Building leadership capacity requires a willingness to participate in an ongoing learning journey, whereby the leader begins to think and behave with a heightened sense of self-awareness, an increased ability to connect with and draw upon the talents of others, and a capacity to break down organizational barriers and enable transformation. Four levels of leadership development were embedded in the program: self, team, organization, and marketplace. Each LEAP participant is reviewed annually to assess his progress.
It's a tough program, and it's not for those who lack consistency, self-motivation, and tenacity. Of the 87 individuals who were initially selected, 51 remain as ALJ approaches the finish line of the first major module of the program. This is because LEAP is deliberately designed to be challenging. It has to be -- as the emerging leaders go through this difficult program, they must accomplish many things, and perhaps the most difficult task is preparing themselves and ALJ for a future that neither they, nor ALJ, can predict.
Preparing for the future
ALJ is doing a lot of soul-searching. As LEAP leaders learn, so does the organization. The company is learning how best to evolve its business and its leaders. Both ALJ and Gallup are learning how they can make this program meaningful to other companies. One thing that the company has learned very well already is this: ALJ needs to have the very best leaders because no one knows what the future will bring. The leadership programs help the company transform the participants into leaders for themselves, their teams, the organization, and the marketplace.
Most associates are preparing for the future in the company, even as they deal with the troubles of today. ALJ started getting ready several years ago for a future it didn't expect, and it's getting results already. Most associates are on the same wavelength now, and though it's been a major effort, it's the way they have to proceed.
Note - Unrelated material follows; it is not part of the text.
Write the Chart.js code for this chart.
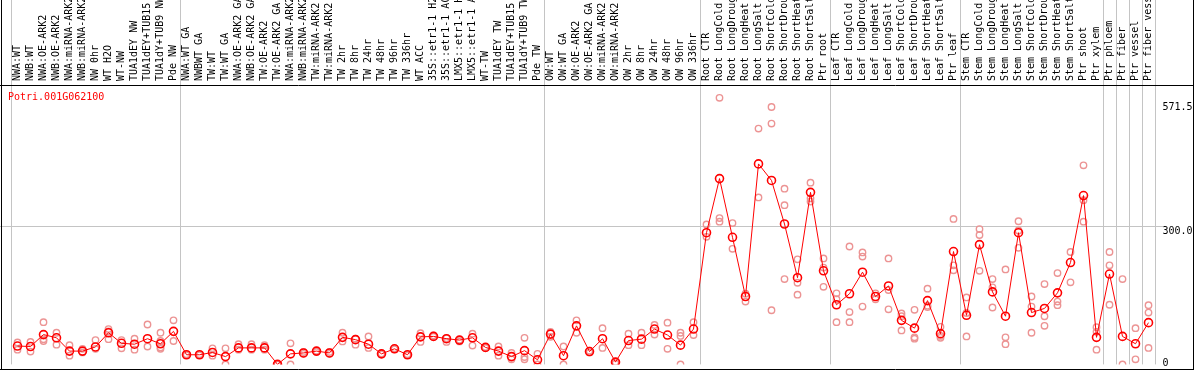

ALJ is not done. Associate engagement isn't where the company wants it yet, and the Guests First Every Day Initiative, which was started a couple of years ago and is used as a guiding principle for all ALJ's practices, isn't completely embedded in the organizational DNA yet. Although ALJ is doing well, that's no reason to relax. ALJ and its competitors are still in turbulent waters, with each one finding its way through them. That's exactly why ALJ needs the world's best leaders.